-- Data shown --

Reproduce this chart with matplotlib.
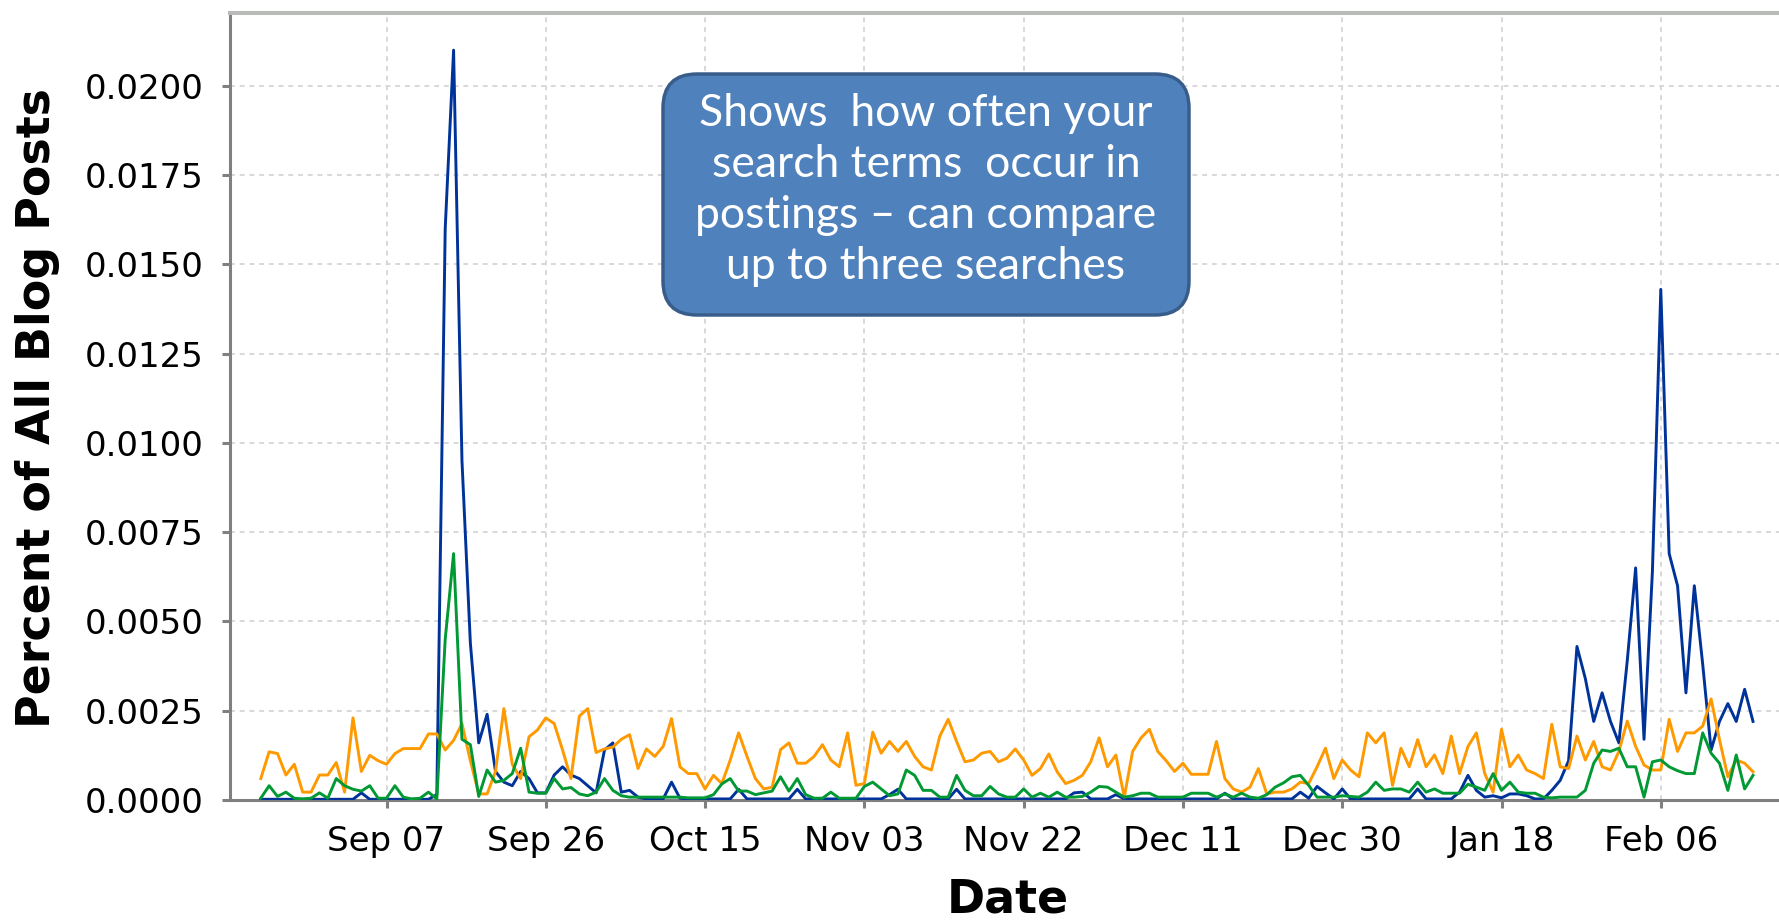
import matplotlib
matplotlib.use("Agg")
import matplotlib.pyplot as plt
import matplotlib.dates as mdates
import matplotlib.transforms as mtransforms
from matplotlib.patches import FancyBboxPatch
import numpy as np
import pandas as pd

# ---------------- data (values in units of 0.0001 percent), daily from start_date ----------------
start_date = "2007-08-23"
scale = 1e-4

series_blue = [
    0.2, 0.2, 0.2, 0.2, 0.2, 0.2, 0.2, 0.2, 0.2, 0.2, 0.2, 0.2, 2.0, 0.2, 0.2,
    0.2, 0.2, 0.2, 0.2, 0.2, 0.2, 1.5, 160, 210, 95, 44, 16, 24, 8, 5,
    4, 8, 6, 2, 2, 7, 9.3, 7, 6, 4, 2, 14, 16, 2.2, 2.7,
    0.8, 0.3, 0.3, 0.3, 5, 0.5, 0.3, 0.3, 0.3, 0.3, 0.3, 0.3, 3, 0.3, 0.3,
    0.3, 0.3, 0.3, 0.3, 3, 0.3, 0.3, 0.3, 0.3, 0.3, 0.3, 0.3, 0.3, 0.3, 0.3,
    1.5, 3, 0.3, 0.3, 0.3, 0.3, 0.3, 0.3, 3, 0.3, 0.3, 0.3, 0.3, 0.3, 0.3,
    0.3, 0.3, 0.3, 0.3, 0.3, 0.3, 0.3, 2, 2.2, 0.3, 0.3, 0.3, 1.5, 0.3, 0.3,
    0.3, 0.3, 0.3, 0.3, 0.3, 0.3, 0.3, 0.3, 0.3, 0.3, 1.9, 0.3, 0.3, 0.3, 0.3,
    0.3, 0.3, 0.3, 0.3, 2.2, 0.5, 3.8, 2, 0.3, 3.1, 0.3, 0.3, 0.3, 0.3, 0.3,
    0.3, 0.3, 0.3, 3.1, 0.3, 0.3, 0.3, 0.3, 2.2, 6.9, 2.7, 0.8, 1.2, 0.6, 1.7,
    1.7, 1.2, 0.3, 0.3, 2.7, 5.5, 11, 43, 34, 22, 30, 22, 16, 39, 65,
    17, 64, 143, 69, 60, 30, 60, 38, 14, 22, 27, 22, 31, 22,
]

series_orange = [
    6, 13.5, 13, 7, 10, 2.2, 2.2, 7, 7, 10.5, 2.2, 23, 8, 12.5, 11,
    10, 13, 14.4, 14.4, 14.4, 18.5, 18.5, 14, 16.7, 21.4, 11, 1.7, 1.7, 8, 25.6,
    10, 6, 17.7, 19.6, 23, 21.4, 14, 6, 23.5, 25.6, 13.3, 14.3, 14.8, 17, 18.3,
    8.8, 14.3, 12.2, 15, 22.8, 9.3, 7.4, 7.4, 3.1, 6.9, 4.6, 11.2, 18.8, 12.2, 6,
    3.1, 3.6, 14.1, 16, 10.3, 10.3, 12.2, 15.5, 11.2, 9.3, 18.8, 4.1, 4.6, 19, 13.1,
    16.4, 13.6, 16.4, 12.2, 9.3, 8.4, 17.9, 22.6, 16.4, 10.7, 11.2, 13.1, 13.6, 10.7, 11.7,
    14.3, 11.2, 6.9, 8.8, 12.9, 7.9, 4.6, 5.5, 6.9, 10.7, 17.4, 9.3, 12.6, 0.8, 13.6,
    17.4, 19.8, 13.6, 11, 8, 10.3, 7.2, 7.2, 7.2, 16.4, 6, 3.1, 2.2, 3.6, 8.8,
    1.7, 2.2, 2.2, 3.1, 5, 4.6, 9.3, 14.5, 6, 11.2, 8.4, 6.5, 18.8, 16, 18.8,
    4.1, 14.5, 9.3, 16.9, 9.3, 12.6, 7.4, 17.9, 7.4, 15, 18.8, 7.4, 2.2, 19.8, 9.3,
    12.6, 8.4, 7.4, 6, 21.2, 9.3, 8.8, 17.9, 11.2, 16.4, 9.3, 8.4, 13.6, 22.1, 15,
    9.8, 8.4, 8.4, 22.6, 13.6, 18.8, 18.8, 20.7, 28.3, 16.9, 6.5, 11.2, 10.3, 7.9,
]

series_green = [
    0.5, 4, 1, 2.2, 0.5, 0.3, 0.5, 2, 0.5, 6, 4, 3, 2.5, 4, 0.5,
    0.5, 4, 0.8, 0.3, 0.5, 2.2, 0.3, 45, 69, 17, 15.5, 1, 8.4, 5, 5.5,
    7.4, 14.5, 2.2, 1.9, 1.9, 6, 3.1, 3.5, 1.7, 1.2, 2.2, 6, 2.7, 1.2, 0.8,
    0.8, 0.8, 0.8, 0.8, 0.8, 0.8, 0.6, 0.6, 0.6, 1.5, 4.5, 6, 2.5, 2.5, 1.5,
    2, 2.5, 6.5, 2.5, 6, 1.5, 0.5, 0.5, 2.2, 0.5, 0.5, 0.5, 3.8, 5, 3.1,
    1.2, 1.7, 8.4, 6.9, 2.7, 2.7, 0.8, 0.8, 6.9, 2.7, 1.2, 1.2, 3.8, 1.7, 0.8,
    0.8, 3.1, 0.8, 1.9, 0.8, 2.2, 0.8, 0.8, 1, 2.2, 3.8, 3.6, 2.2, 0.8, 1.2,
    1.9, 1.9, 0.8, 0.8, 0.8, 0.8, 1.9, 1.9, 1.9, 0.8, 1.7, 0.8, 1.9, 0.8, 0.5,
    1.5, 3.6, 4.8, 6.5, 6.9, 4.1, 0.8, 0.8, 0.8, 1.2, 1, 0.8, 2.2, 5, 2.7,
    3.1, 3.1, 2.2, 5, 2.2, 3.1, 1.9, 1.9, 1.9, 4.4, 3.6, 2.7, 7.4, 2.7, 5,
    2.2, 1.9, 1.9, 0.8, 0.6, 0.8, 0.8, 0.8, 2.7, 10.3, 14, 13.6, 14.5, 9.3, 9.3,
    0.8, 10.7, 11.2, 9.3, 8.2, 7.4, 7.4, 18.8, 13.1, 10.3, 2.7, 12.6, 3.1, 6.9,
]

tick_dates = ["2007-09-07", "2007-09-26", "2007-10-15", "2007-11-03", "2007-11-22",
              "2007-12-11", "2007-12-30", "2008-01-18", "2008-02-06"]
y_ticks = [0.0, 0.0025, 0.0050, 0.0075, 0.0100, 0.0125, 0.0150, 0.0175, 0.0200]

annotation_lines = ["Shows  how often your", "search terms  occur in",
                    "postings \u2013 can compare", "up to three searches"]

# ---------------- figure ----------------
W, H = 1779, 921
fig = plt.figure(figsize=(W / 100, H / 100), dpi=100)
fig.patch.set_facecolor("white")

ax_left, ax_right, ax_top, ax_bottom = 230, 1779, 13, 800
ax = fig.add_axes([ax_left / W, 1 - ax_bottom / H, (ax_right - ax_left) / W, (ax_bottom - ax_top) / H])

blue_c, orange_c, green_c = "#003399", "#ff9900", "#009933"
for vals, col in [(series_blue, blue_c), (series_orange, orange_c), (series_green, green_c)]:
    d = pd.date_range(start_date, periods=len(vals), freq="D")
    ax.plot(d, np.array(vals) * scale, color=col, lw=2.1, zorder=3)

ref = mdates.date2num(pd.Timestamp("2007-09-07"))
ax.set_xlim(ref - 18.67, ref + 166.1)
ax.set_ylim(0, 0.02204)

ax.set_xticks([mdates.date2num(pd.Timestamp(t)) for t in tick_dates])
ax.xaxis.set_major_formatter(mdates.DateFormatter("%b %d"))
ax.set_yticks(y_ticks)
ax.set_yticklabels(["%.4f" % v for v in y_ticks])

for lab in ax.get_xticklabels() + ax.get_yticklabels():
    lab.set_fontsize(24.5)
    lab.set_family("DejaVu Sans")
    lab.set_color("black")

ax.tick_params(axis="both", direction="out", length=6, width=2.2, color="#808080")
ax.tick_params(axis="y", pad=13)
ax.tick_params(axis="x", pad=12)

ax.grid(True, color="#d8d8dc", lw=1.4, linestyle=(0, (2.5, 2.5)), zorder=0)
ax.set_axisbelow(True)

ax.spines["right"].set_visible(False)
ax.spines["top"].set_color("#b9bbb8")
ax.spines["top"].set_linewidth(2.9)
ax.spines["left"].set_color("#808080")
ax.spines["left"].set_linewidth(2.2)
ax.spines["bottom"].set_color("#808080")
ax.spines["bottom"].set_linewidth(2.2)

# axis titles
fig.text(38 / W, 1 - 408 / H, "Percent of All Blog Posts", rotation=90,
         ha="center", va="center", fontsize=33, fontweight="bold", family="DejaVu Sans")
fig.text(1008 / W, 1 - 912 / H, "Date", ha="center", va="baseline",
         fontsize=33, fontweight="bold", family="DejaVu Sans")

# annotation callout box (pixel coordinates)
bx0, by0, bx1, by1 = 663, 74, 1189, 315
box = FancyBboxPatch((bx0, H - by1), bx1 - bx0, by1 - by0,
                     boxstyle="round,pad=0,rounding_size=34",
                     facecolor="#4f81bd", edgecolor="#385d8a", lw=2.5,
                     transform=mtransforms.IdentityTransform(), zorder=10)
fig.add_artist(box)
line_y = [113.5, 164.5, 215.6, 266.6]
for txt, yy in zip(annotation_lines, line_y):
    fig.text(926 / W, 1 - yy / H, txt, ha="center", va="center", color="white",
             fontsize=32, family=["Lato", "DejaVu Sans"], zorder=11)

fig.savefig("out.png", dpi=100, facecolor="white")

-- What to work on --
Up to and including the line with "scale = 1e-4", copy the data above from its first line. Skip pictures.

-- Correct response --
Reproduce this chart with matplotlib.
import matplotlib
matplotlib.use("Agg")
import matplotlib.pyplot as plt
import matplotlib.dates as mdates
import matplotlib.transforms as mtransforms
from matplotlib.patches import FancyBboxPatch
import numpy as np
import pandas as pd

# ---------------- data (values in units of 0.0001 percent), daily from start_date ----------------
start_date = "2007-08-23"
scale = 1e-4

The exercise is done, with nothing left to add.